* _STATED PROBLEM_
Retype each line of the listing below, from the first through the one holding "const fmt = v", with no other lines.

** Start of DATA SECTION **

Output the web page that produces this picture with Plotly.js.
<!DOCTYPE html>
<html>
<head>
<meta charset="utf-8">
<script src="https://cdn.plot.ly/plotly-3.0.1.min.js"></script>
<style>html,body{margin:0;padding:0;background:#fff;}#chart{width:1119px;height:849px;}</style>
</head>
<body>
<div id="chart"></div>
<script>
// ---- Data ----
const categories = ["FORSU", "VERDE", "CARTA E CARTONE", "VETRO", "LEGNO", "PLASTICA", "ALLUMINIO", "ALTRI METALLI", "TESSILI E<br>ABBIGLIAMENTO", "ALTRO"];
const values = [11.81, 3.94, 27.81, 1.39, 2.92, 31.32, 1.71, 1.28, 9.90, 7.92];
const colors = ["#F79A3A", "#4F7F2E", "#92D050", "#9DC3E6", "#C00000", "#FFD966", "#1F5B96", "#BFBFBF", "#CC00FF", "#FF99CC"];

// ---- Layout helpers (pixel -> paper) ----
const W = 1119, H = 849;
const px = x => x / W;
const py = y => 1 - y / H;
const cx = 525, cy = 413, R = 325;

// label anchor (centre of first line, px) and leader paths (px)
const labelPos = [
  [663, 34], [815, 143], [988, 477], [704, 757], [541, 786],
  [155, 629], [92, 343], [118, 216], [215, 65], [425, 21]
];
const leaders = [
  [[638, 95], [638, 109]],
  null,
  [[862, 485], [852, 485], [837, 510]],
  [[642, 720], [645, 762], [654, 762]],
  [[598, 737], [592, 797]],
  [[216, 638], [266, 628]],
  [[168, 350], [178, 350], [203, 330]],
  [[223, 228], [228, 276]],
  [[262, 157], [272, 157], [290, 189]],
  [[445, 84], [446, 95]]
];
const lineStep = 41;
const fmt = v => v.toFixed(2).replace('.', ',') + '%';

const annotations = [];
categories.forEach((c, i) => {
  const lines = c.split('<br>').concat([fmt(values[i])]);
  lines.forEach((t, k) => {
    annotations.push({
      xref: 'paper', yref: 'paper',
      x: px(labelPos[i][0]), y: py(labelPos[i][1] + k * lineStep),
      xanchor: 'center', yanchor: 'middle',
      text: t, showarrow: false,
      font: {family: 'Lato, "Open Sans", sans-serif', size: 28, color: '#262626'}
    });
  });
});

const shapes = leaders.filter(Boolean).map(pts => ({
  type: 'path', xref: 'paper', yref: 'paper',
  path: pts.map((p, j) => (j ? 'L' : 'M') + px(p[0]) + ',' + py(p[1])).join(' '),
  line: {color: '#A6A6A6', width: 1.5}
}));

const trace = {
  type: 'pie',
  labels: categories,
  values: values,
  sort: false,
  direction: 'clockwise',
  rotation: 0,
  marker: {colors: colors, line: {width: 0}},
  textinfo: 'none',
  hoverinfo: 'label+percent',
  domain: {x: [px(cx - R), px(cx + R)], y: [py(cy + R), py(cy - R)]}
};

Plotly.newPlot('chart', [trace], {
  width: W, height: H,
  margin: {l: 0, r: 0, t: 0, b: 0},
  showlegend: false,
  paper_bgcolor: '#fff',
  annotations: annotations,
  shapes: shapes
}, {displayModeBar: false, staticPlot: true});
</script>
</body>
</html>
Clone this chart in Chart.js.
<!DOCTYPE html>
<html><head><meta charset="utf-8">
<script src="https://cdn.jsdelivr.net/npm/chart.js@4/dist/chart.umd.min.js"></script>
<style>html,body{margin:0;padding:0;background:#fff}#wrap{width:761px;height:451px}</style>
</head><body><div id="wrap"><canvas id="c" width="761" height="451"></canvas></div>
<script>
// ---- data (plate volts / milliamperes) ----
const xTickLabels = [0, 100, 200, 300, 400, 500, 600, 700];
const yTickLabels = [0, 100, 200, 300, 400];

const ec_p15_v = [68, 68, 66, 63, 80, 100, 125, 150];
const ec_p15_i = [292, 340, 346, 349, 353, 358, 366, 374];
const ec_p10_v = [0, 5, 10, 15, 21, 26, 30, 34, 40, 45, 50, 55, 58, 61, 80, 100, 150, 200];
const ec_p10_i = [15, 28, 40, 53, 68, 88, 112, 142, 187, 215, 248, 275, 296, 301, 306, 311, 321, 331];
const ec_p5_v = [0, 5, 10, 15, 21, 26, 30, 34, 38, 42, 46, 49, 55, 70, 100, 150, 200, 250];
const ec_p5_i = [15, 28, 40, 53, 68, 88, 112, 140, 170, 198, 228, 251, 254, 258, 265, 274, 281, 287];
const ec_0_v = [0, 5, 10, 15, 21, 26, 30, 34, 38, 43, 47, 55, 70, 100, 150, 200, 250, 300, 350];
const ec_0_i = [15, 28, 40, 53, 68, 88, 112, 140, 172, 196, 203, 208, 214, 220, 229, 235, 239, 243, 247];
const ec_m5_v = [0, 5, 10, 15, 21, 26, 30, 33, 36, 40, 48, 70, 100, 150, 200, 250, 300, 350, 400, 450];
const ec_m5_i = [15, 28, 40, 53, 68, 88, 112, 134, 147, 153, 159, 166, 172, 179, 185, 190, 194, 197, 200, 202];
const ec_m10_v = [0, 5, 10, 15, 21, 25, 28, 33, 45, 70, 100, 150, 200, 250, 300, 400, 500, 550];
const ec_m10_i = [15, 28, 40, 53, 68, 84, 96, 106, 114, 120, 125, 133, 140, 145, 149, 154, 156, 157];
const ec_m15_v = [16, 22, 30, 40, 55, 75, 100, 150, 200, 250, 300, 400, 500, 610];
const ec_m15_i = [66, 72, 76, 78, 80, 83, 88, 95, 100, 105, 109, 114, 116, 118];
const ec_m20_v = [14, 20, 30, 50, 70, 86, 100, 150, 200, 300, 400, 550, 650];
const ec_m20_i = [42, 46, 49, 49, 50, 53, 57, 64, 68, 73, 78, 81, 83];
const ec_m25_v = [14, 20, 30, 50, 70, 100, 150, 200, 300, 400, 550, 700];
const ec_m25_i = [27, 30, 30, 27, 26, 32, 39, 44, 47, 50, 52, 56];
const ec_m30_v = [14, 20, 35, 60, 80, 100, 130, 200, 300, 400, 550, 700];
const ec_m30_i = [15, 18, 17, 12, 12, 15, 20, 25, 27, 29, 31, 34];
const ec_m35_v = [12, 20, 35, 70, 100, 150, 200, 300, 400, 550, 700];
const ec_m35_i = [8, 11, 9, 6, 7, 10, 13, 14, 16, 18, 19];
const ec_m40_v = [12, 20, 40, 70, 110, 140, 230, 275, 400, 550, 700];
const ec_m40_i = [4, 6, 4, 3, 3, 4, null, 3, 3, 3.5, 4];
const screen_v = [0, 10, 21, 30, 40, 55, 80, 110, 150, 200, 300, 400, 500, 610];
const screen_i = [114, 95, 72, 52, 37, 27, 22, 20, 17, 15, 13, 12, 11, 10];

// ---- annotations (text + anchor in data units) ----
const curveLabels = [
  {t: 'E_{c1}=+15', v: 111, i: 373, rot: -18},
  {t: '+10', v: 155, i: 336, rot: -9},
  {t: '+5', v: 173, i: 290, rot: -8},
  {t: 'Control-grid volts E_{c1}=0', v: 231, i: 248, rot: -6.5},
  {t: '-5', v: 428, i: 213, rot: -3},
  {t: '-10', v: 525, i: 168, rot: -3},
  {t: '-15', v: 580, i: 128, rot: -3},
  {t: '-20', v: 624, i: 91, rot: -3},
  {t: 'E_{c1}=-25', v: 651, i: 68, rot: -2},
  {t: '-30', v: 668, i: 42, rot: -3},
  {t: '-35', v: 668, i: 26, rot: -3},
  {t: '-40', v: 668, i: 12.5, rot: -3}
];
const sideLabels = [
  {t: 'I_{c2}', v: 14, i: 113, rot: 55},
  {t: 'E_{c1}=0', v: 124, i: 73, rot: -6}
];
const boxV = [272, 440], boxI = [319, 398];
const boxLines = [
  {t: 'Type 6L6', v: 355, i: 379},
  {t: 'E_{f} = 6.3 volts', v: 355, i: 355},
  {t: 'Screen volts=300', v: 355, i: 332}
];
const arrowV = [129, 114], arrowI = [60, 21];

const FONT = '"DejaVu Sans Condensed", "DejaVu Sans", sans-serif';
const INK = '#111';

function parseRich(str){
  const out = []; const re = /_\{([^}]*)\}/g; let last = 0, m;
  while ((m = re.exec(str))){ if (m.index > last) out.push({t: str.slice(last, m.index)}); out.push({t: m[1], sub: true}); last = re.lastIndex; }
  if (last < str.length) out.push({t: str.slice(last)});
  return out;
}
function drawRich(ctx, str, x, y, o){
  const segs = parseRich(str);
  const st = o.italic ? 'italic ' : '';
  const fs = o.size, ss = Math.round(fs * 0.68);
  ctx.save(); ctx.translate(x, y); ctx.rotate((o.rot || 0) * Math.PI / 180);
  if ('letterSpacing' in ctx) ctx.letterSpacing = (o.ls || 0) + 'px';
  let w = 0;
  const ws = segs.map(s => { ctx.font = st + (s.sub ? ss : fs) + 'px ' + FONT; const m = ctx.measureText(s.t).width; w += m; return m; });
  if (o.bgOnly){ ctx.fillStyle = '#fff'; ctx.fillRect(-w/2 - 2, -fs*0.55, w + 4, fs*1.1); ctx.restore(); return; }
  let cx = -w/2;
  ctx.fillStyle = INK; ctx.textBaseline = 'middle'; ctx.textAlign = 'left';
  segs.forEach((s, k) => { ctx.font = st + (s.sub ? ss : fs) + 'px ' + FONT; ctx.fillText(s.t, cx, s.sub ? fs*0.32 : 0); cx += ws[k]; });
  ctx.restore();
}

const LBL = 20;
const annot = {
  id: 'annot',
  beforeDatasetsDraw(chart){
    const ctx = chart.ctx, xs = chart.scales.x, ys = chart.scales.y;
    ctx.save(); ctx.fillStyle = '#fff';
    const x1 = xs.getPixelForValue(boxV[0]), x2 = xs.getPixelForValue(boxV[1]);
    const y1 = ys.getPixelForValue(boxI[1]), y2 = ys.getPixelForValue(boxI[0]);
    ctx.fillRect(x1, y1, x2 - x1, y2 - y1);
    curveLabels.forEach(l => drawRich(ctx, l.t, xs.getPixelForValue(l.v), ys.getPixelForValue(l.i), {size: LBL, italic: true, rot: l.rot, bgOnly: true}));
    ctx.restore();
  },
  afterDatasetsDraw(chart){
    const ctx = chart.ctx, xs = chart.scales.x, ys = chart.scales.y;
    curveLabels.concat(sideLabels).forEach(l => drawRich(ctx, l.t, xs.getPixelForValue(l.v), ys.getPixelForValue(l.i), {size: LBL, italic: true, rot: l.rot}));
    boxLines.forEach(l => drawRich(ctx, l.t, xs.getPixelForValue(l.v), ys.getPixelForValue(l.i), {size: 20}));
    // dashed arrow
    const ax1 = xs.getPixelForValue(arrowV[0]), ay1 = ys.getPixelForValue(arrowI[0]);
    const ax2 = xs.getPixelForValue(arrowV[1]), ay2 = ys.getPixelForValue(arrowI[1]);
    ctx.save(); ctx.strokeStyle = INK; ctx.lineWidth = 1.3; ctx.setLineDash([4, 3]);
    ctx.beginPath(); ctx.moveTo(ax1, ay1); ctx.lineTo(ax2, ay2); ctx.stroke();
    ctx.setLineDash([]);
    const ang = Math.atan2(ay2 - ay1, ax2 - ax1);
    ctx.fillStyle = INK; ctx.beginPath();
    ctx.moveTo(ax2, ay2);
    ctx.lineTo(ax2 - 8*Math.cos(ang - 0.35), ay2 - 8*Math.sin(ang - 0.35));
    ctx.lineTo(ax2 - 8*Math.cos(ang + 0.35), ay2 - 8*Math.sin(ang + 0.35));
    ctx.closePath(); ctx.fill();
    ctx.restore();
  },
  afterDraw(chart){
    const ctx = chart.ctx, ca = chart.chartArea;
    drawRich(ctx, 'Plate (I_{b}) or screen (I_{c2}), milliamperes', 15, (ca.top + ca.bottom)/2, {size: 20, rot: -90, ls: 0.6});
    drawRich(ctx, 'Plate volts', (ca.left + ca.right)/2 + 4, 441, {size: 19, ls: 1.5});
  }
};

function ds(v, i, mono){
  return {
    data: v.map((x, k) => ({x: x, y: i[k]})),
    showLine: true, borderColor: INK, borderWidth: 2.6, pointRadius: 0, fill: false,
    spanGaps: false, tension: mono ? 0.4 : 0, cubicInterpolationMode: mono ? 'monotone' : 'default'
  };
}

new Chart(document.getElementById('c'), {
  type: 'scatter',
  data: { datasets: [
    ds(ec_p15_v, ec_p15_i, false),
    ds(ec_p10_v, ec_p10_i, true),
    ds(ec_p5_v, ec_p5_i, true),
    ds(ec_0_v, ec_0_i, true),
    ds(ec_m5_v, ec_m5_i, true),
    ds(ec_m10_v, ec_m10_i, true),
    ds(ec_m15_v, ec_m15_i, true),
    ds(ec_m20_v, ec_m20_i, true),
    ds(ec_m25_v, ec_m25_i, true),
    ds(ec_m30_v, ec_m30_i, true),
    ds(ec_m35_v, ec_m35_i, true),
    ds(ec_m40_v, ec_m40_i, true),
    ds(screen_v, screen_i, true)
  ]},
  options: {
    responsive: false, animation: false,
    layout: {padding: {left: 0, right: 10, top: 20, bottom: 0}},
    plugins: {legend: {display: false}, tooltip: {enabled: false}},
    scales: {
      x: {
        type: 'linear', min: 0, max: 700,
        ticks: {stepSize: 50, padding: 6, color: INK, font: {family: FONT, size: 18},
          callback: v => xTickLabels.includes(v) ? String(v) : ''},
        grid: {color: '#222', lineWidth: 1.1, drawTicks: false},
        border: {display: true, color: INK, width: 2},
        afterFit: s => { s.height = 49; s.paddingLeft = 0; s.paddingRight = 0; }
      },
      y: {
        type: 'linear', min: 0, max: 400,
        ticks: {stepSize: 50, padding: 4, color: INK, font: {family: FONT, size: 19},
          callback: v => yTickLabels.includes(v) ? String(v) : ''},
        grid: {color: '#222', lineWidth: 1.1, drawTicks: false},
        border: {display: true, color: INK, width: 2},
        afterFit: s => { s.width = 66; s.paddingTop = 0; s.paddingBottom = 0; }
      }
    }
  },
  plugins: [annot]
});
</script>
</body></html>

** End of DATA SECTION **

* _FULL OUTPUT_
Output the web page that produces this picture with Plotly.js.
<!DOCTYPE html>
<html>
<head>
<meta charset="utf-8">
<script src="https://cdn.plot.ly/plotly-3.0.1.min.js"></script>
<style>html,body{margin:0;padding:0;background:#fff;}#chart{width:1119px;height:849px;}</style>
</head>
<body>
<div id="chart"></div>
<script>
// ---- Data ----
const categories = ["FORSU", "VERDE", "CARTA E CARTONE", "VETRO", "LEGNO", "PLASTICA", "ALLUMINIO", "ALTRI METALLI", "TESSILI E<br>ABBIGLIAMENTO", "ALTRO"];
const values = [11.81, 3.94, 27.81, 1.39, 2.92, 31.32, 1.71, 1.28, 9.90, 7.92];
const colors = ["#F79A3A", "#4F7F2E", "#92D050", "#9DC3E6", "#C00000", "#FFD966", "#1F5B96", "#BFBFBF", "#CC00FF", "#FF99CC"];

// ---- Layout helpers (pixel -> paper) ----
const W = 1119, H = 849;
const px = x => x / W;
const py = y => 1 - y / H;
const cx = 525, cy = 413, R = 325;

// label anchor (centre of first line, px) and leader paths (px)
const labelPos = [
  [663, 34], [815, 143], [988, 477], [704, 757], [541, 786],
  [155, 629], [92, 343], [118, 216], [215, 65], [425, 21]
];
const leaders = [
  [[638, 95], [638, 109]],
  null,
  [[862, 485], [852, 485], [837, 510]],
  [[642, 720], [645, 762], [654, 762]],
  [[598, 737], [592, 797]],
  [[216, 638], [266, 628]],
  [[168, 350], [178, 350], [203, 330]],
  [[223, 228], [228, 276]],
  [[262, 157], [272, 157], [290, 189]],
  [[445, 84], [446, 95]]
];
const lineStep = 41;
const fmt = v => v.toFixed(2).replace('.', ',') + '%';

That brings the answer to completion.